At the entrance to the expressway, Wapachung troops were screening cars for weapons and contraband, throwing unlucky five-jiao men on the ground, and prodding them with weapons, the whole scene oddly quiet and methodical and reminiscent of the near-distant past. “It’s like the American Restoration Authority out here,” I said to the major. “Nothing’s changed but the uniforms.”
“You don’t just disband a force overnight,” Palatino said. “We’d have a situation like out in Missouri.”
“What’s in Missouri?” I asked.
He waved his hand at me as if to say: It’s better not to know. We turned our backs on Manhattan and rolled past the ugly gigantism of LeFrak City, a collection of buildings that, with their rows of balconies on both ends, resembled soot-covered accordions. These housing projects were riddled with Russian immigrants, and my parents had always thought that one more step down on the economic ladder would bring us directly to LeFrak, where, according to my mother, we would all be killed. She was something of a seer, Galya Abramov.

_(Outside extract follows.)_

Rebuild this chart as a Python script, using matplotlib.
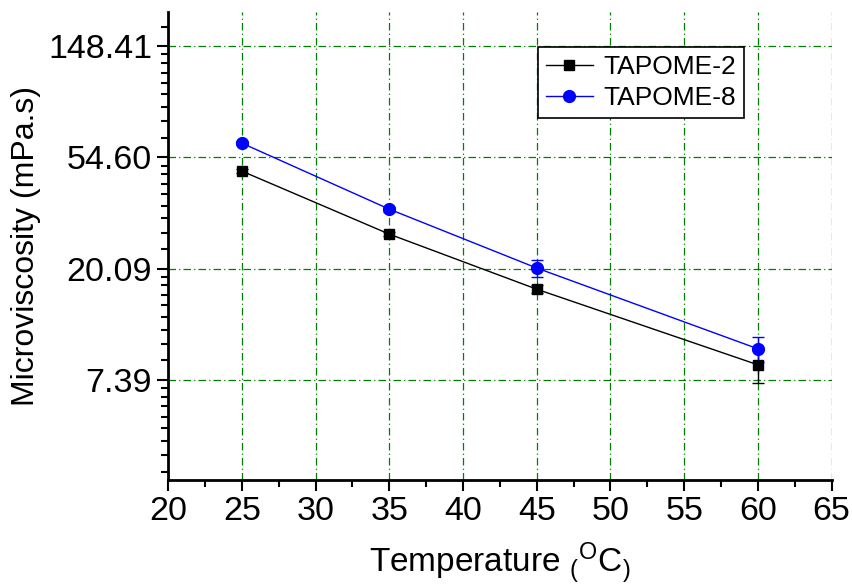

The grounds of the LeFrak development were littered with homemade tents. People were lying on mattresses on a pedestrian overpass, the acrid smell of bad meat being grilled wafting down below. As we passed LeFrak City (“Live a Little Better” its heartfelt mid-twentieth-century motto), the Manhattan-bound side of the Long Island Expressway became an endless jumble of cars slowly maneuvering around men, women, and children of all possible persuasions compliantly carting their belongings in suitcases and shopping trolleys. “Lots of folks going west,” Palatino said, as we crawled forward past a gaggle of poor middle-class cars, tiny Samsung Santa Monicas and the like, children and mothers huddled over one another in back. “The closer to the city, the better. Even if you have to work a five-jiao line. Work is work.”